This is with reference to "More freedom, flexibility given to bank boards now, says Ravi Venkatesan" (July 10). I disagree that there is more freedom and flexibility for bank boards now, especially with regard to public sector banks (PSBs). There is no change in the manner of appointment of non-official directors, both government and shareholder appointees. No reforms have been undertaken to put independent professionals on these boards. Political appointees and shareholders close to the managing director or the minister of finance continue to grace PSB boards.
No amendments in regulations has been bought to make them more accountable for decisions taken at board meetings. Government nominees (representatives of the owners of PSBs) continue to sit out of the boards’ loan sanction committees and are not held to account for decisions taken at board meetings. How can the owner not participate in deliberations relating to one of the main business of the bank, that is, lending? Reserve Bank of India (RBI) nominees continue to sit on PSB boards and their audit and loan sanction committees.

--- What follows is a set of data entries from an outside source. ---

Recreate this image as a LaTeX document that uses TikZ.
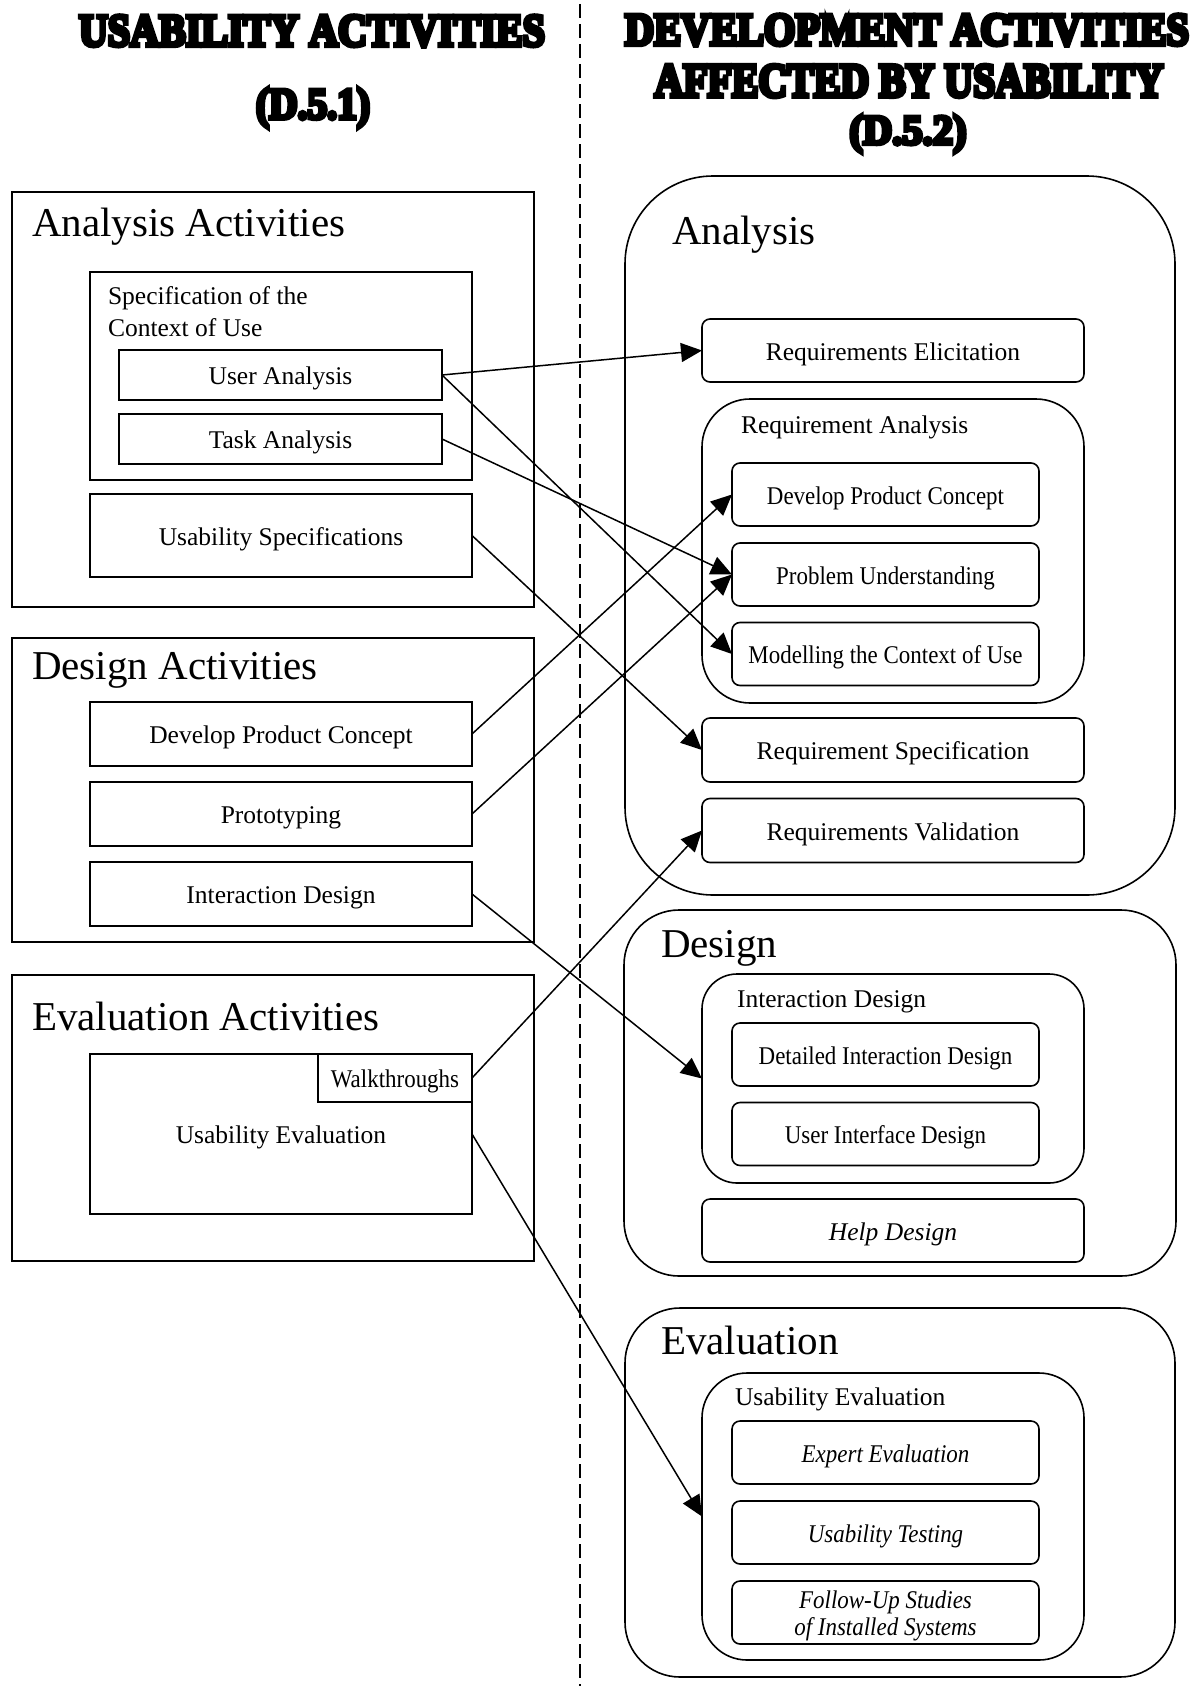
\documentclass[tikz,border=0pt]{standalone}
\usepackage{fontspec}
\usepackage{graphicx}
\setmainfont{Liberation Serif}
\newfontfamily\condfont{Liberation Serif}[FakeStretch=0.9]
\newfontfamily\titlefont{Liberation Serif Bold}[FakeBold=10]
\usetikzlibrary{arrows.meta}
\newcommand\normtxt{\fontsize{25.5}{30}\selectfont}
\newcommand\condtxt{\condfont\fontsize{25.5}{28}\selectfont}
\newcommand\condittxt{\condfont\itshape\fontsize{25.5}{27}\selectfont}
\newcommand\headtxt{\fontsize{41}{49}\selectfont}
\begin{document}
\begin{tikzpicture}[x=1pt,y=-1pt,
  every node/.style={inner sep=0pt, outer sep=0pt},
  ttl/.style={anchor=center},
  hd/.style={anchor=base west, font=\headtxt},
  sub/.style={anchor=base west, font=\normtxt},
  lbox/.style={draw, line width=1.6pt, rectangle, font=\normtxt, text height=19pt, text depth=0pt},
  rbox/.style={draw, line width=1.6pt, rounded corners=8pt, font=\normtxt, text height=19pt, text depth=0pt},
  ibox/.style={rbox, minimum width=307pt, minimum height=63pt, font=\condtxt},
  bigbox/.style={draw, line width=1.6pt},
  arr/.style={line width=1.5pt, -{Triangle[length=21pt,width=19pt]}},
  divider/.style={line width=1.4pt, dash pattern=on 14pt off 6pt}
]
\useasboundingbox (0,0) rectangle (1201,1686);

% ---------- titles ----------
\node[ttl] (t1) at (312,31) {\resizebox*{466pt}{31pt}{\titlefont USABILITY ACTIVITIES}};
\node[ttl] (t2) at (313,108) {\resizebox*{114pt}{40pt}{\titlefont (D.5.1)}};
\node[ttl] (t3) at (907,30) {\resizebox*{564pt}{31pt}{\titlefont DEVELOPMENT ACTIVITIES}};
\node[ttl] (t4) at (909,81) {\resizebox*{509pt}{32pt}{\titlefont AFFECTED BY USABILITY}};
\node[ttl] (t5) at (908,134) {\resizebox*{117pt}{38pt}{\titlefont (D.5.2)}};

% ---------- divider ----------
\coordinate (dtop) at (580,4);
\coordinate (dbot) at (580,1686);
\draw[divider] (dtop) -- (dbot);

% ---------- left: analysis activities ----------
\node[lbox, minimum width=522pt, minimum height=415pt] (aa) at (273,399.5) {};
\node[hd] (aat) at (32,236) {Analysis Activities};
\node[lbox, minimum width=382pt, minimum height=208pt] (sc) at (281,376) {};
\node[sub] (sc1) at (108,304) {Specification of the};
\node[sub] (sc2) at (108,336.5) {Context of Use};
\node[lbox, minimum width=323pt, minimum height=50pt] (ua) at (280.5,375) {User Analysis};
\node[lbox, minimum width=323pt, minimum height=50pt] (ta) at (280.5,439) {Task Analysis};
\node[lbox, minimum width=382pt, minimum height=83pt] (us) at (281,535.5) {Usability Specifications};

% ---------- left: design activities ----------
\node[lbox, minimum width=522pt, minimum height=304pt] (da) at (273,790) {};
\node[hd] (dat) at (32,679) {Design Activities};
\node[lbox, minimum width=382pt, minimum height=64pt] (dpcl) at (281,734) {Develop Product Concept};
\node[lbox, minimum width=382pt, minimum height=64pt] (pr) at (281,814) {Prototyping};
\node[lbox, minimum width=382pt, minimum height=64pt] (idl) at (281,894) {Interaction Design};

% ---------- left: evaluation activities ----------
\node[lbox, minimum width=522pt, minimum height=286pt] (ea) at (273,1118) {};
\node[hd] (eat) at (32,1030) {Evaluation Activities};
\node[lbox, minimum width=382pt, minimum height=160pt] (uel) at (281,1134) {Usability Evaluation};
\node[lbox, minimum width=154pt, minimum height=48pt, font=\condtxt] (wt) at (395,1078) {Walkthroughs};

% ---------- right: analysis ----------
\node[bigbox, rounded corners=88pt, minimum width=550pt, minimum height=719pt] (an) at (900,535.5) {};
\node[hd] (ant) at (672,244) {Analysis};
\node[rbox, minimum width=382pt, minimum height=63pt] (re) at (893,350.5) {Requirements Elicitation};
\node[bigbox, rounded corners=48pt, minimum width=382pt, minimum height=304pt] (ra) at (893,551) {};
\node[sub] (rat) at (741,433) {Requirement Analysis};
\node[ibox] (dpcr) at (885.5,494.5) {Develop Product Concept};
\node[ibox] (pu) at (885.5,574.5) {Problem Understanding};
\node[ibox] (mc) at (885.5,654) {Modelling the Context of Use};
\node[rbox, minimum width=382pt, minimum height=64pt] (rs) at (893,750) {Requirement Specification};
\node[rbox, minimum width=382pt, minimum height=64pt] (rv) at (893,830.5) {Requirements Validation};

% ---------- right: design ----------
\node[bigbox, rounded corners=55pt, minimum width=552pt, minimum height=366pt] (de) at (900,1093) {};
\node[hd] (det) at (661,957) {Design};
\node[bigbox, rounded corners=35pt, minimum width=382pt, minimum height=209pt] (idr) at (893,1078.5) {};
\node[sub] (idrt) at (737,1007) {Interaction Design};
\node[ibox] (did) at (885.5,1054.5) {Detailed Interaction Design};
\node[ibox] (uid) at (885.5,1134) {User Interface Design};
\node[rbox, minimum width=382pt, minimum height=63pt, font=\normtxt\itshape] (hdn) at (893,1230.5) {Help Design};

% ---------- right: evaluation ----------
\node[bigbox, rounded corners=55pt, minimum width=550pt, minimum height=369pt] (ev) at (900,1492.5) {};
\node[hd] (evt) at (661,1354) {Evaluation};
\node[bigbox, rounded corners=45pt, minimum width=382pt, minimum height=287pt] (uer) at (893,1516.5) {};
\node[sub] (uert) at (735,1405) {Usability Evaluation};
\node[ibox, font=\condittxt] (ee) at (885.5,1452.5) {Expert Evaluation};
\node[ibox, font=\condittxt] (ut) at (885.5,1532.5) {Usability Testing};
\node[ibox] (fu) at (885.5,1612.5) {};
\node[anchor=base, font=\condittxt] (fu1) at (885.5,1608) {Follow-Up Studies};
\node[anchor=base, font=\condittxt] (fu2) at (885.5,1635) {of Installed Systems};

% ---------- connectors ----------
\draw[arr] (ua.east) -- (re.west);
\draw[arr] (ua.east) -- (mc.west);
\draw[arr] (ta.east) -- (pu.west);
\draw[arr] (us.east) -- (rs.west);
\draw[arr] (dpcl.east) -- (dpcr.west);
\draw[arr] (pr.east) -- (pu.west);
\draw[arr] (idl.east) -- (idr.west);
\draw[arr] (wt.east) -- (rv.west);
\draw[arr] (uel.east) -- (uer.west);
\end{tikzpicture}
\end{document}
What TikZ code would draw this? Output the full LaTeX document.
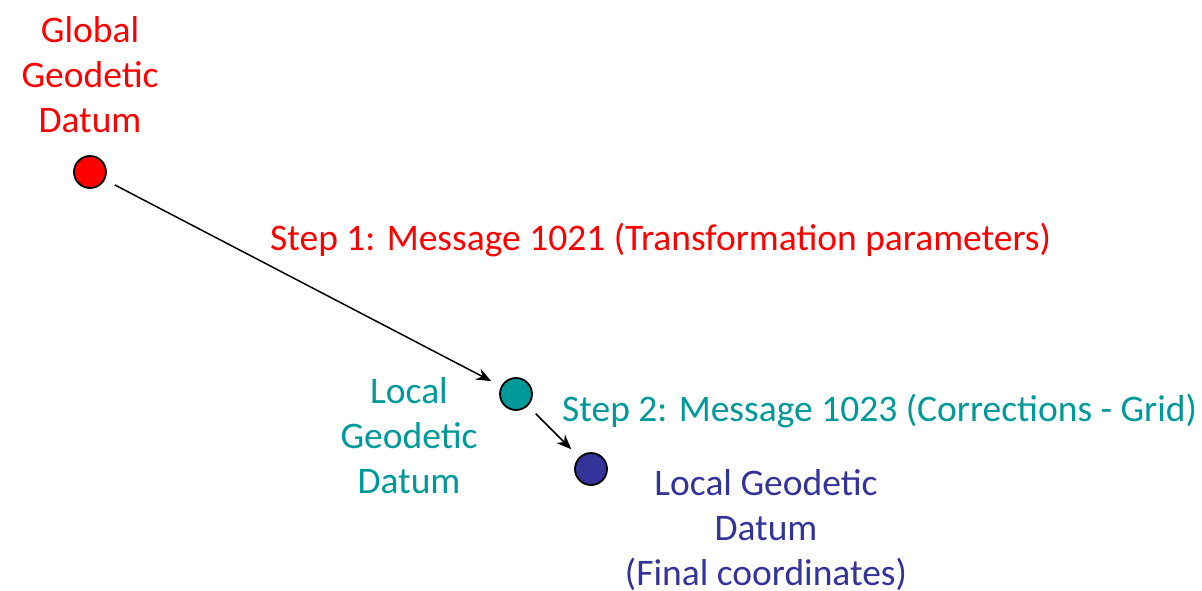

The clear conflict of interest — in having representatives of regulator/supervisor sit on the boards of regulated/supervised entities and taking part in sanctioning loans — continues unchanged. The RBI still does not have the statutory powers to appoint and remove PSB board members and supersede these boards in case of serious irregularities. In conclusion, it can be said that in the absence of comprehensive reforms, especially those relating to governance, very little has changed in way PSB boards function.